Food inflation slowed to 15.5 percent in the week ended Oct. 9 from 16.3 percent a week earlier and this year’s high of 22.9 percent reached in June, a government report showed this week. Data last week showed wholesale-price inflation in September was 8.62 percent, holding near an eight-month low of 8.51 percent in August.
Reserve Bank Governor Duvvuri Subbarao, who has lifted the reverse repurchase rate 175 basis points, or 1.75 percentage points, in 2010, will leave the rate unchanged for the rest of the year, according to the median forecast of eight economists surveyed by Bloomberg. The central bank meets next on Nov. 2 to review the repurchase rate, currently at 5 percent.
“The environment surrounding India’s bond markets has been improving with the risk of aggressive rate hikes fading,” Takahide Irimura, head of emerging-market research in Tokyo at Kokusai Asset that manages about $60 billion in assets, said in an interview on Oct. 20.
The government says the heaviest monsoon rains since 2007 will boost farm output, which accounts for about 20 percent of the economy in the nation of 1.2 billion people. India received 913 millimeters (35.9 inches) of rainfall between June 1 and Sept. 30, or 102 percent of the long-term average, according to a statement on India Meteorological Department’s website.
Monsoon-sown food-grain output may rise 10.4 percent and rice output may climb 5.9 percent, the farm ministry said on Sept. 23. Corn production may exceed 20 million metric tons in the year to June 2011, topping a record 19.73 million tons, Adani Wilmar’s Chaturvedi said. Soybean output may climb to an all-time high of more than 10 million tons, he said.
Sugar production may be 26 million metric tons in the year started Oct. 1, Narendra Murkumbi, managing director of Shree Renuka Sugars, said in an interview on Oct. 13. That is more than 25.5 million tons forecast by the Indian Sugar Mills Association.
‘Good for Inflation’
“A decent harvest plus above-average monsoon mean we’ve seen better yields,” Radhika Gupta, Mumbai-based director at Forefront Capital, said in an interview on Oct. 19. “So ultimately prices of staples should moderate, which is a good thing for inflation.”
At the same time, the increase in food prices in China has accelerated as floods have disrupted supplies. In September, food costs rose 8 percent from a year earlier, after climbing 3.7 percent in January, this year’s lowest pace. The nation’s consumer price inflation accelerated 3.6 percent last month, the fastest in 23 months, the statistics bureau said yesterday.

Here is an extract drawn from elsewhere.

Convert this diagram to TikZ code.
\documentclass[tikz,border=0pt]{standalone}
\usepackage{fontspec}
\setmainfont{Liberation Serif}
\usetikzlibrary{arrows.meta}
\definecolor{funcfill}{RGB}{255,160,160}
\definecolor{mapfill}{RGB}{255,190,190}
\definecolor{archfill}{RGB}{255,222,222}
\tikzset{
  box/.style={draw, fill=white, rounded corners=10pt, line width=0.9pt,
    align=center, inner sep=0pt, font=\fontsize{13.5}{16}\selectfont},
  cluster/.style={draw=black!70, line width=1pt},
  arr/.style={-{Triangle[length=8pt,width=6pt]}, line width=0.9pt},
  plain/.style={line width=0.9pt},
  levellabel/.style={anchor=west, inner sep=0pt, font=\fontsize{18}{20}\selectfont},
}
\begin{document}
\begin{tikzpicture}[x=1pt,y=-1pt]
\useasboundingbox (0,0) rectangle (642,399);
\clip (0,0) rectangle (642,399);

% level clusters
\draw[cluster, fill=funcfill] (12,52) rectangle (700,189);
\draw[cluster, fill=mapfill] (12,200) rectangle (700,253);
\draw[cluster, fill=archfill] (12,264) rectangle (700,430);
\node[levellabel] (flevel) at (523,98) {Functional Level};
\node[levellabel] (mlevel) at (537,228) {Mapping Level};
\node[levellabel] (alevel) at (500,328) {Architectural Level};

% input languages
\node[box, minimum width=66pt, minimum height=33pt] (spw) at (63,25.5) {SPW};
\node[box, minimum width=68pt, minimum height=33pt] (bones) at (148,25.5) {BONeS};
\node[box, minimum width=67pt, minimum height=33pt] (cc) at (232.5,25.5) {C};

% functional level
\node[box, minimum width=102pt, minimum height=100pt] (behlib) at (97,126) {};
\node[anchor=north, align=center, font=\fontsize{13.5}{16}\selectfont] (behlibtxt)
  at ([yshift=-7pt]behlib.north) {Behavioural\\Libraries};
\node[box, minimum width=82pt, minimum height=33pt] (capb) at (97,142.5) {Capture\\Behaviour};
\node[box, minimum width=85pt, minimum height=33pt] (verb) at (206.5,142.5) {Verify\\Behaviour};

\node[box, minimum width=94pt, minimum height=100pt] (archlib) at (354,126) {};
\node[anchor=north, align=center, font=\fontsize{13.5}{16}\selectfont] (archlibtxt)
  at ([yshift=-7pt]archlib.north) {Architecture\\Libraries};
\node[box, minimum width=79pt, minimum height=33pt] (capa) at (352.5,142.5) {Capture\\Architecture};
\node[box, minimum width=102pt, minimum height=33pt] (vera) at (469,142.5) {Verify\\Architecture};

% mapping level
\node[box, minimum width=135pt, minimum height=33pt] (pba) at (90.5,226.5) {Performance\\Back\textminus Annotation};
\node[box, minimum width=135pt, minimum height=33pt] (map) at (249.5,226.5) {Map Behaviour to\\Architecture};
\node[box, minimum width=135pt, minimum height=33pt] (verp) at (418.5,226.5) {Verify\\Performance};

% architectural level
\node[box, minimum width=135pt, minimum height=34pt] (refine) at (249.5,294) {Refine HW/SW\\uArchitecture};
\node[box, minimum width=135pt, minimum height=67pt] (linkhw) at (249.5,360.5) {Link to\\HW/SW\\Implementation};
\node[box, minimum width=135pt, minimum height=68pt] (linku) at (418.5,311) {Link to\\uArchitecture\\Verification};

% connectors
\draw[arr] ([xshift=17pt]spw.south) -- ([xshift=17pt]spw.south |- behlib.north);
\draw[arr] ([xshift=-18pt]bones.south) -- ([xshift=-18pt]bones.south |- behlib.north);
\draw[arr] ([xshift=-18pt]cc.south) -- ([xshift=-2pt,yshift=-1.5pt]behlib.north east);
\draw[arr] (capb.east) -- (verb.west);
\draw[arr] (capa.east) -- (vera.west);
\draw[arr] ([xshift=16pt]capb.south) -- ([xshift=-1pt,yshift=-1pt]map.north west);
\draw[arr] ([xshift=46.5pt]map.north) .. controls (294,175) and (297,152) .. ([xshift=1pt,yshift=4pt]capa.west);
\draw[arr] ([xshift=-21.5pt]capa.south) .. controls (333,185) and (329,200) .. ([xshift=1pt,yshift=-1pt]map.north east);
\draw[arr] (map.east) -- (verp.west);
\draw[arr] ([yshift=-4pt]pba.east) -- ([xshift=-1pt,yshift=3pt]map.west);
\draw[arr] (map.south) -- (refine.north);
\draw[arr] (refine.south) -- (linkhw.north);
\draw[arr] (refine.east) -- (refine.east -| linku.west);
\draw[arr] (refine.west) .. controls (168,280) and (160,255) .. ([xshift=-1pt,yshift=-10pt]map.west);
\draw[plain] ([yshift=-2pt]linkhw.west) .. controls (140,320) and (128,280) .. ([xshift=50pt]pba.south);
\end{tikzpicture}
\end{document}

Since China raised borrowing costs on Oct. 19, the yield on India’s 7.8 percent note due May 2020 has climbed 5 basis points to 8.13 percent yesterday.
The yield on the 10-year bond fell one basis point to 8.12 percent as of 9:09 a.m. in Mumbai after the central bank said late yesterday it will buy back 120 billion rupees of bonds due this year and next through an auction on Oct. 25.
India’s 10-year bond yield is higher than China’s 3.63 percent and lower than Brazil’s 12.18 percent, according to data compiled by Bloomberg. The difference in yields between India’s debt due in a decade and similar-maturity U.S. Treasuries was 559 basis points and has averaged 317 in the past decade.
Overseas investors have pumped a record $23.3 billion into Indian stocks this year, according to exchange data, making a measure that weighs company earnings against their shares prices the costliest in Asia. Inflows into rupee bonds this year are at $10 billion, the Securities & Exchange Board of India said yesterday.
“There’s very little slack available and we’re starting to see non-food inflationary pressures as the primary driver in inflation,” Kenneth Akintewe, a Singapore-based investment manager at Aberdeen Asset Management Plc that oversees $261 billion globally, said in an interview on Oct. 20. “There is still a need for policy to address this. I’m expecting that you would see around 25 to 50 basis points before the RBI entertains moving to a hold.”
As borrowing costs rose, the nation’s local-currency debt returned 3.52 percent in 2010, the worst performance in Asia excluding China, where investors earned 2.50 percent, according to indexes compiled by HSBC Holdings Plc.
The rupee has gained 2.3 percent in the past month, the third-best performance among Asia’s most-active currencies excluding the yen, on optimism that policy makers are gaining control over inflation. The currency fell 0.4 percent today to 44.4850 per dollar.
“Given the moderation in inflation, we think the Reserve Bank is almost done with its rate-increase cycle,” Kumar Rachapudi, a fixed-income strategist at Barclays in Singapore, said in an interview on Oct. 20. “We expect the benchmark inflation to come down to 6 percent by December-end and that may send the yield on the 10-year bond lower by as much as 30 basis points to 7.7 percent.”